* **REQUIREMENTS**
Tally the lines in the listing below that contain "this" and report the tally alone.

* **DATA ENTRIES**
# # # #

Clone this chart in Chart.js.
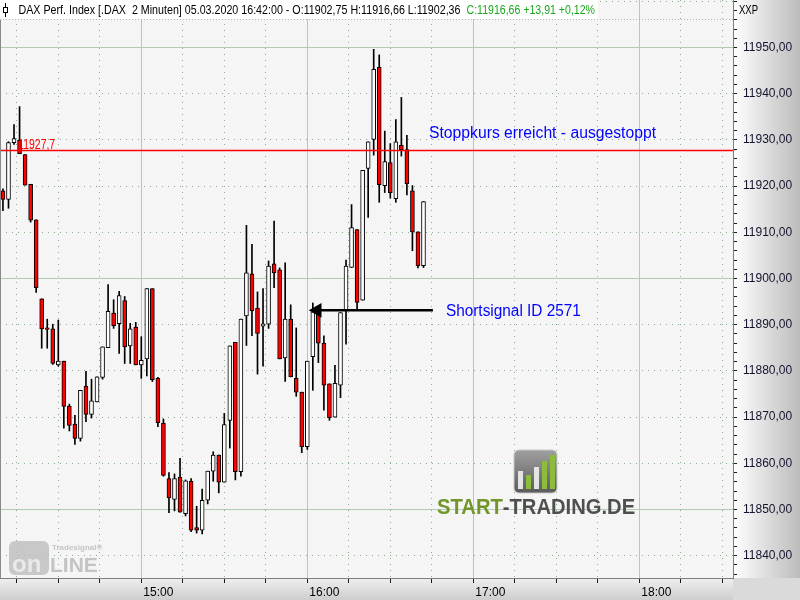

# # # #

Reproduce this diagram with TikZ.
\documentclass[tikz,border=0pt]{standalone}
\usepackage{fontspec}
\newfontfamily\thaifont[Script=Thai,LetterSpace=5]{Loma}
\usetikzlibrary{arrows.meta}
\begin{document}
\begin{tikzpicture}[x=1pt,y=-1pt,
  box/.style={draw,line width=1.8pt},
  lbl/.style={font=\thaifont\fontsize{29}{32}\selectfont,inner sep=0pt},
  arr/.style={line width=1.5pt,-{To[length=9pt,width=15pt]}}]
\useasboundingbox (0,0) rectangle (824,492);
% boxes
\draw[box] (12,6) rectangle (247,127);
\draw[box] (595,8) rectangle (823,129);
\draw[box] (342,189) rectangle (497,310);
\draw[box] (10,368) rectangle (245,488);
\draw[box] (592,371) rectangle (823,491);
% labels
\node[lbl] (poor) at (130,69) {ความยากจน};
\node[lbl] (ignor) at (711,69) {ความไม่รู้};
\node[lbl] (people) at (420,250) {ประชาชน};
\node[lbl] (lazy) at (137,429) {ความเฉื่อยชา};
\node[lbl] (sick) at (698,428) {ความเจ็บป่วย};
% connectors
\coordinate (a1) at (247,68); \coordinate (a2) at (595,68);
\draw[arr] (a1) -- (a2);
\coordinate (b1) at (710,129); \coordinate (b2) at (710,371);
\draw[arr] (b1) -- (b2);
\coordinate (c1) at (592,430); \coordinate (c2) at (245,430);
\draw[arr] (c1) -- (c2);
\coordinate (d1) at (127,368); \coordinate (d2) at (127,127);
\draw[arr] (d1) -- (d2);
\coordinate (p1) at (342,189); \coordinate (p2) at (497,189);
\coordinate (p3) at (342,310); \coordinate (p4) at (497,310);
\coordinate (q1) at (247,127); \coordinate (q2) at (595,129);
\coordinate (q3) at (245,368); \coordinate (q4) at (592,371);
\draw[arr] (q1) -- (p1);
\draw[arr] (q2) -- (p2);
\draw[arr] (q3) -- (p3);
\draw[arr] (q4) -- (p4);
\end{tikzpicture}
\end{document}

# # # #

* **EXERCISE SOLUTION**
2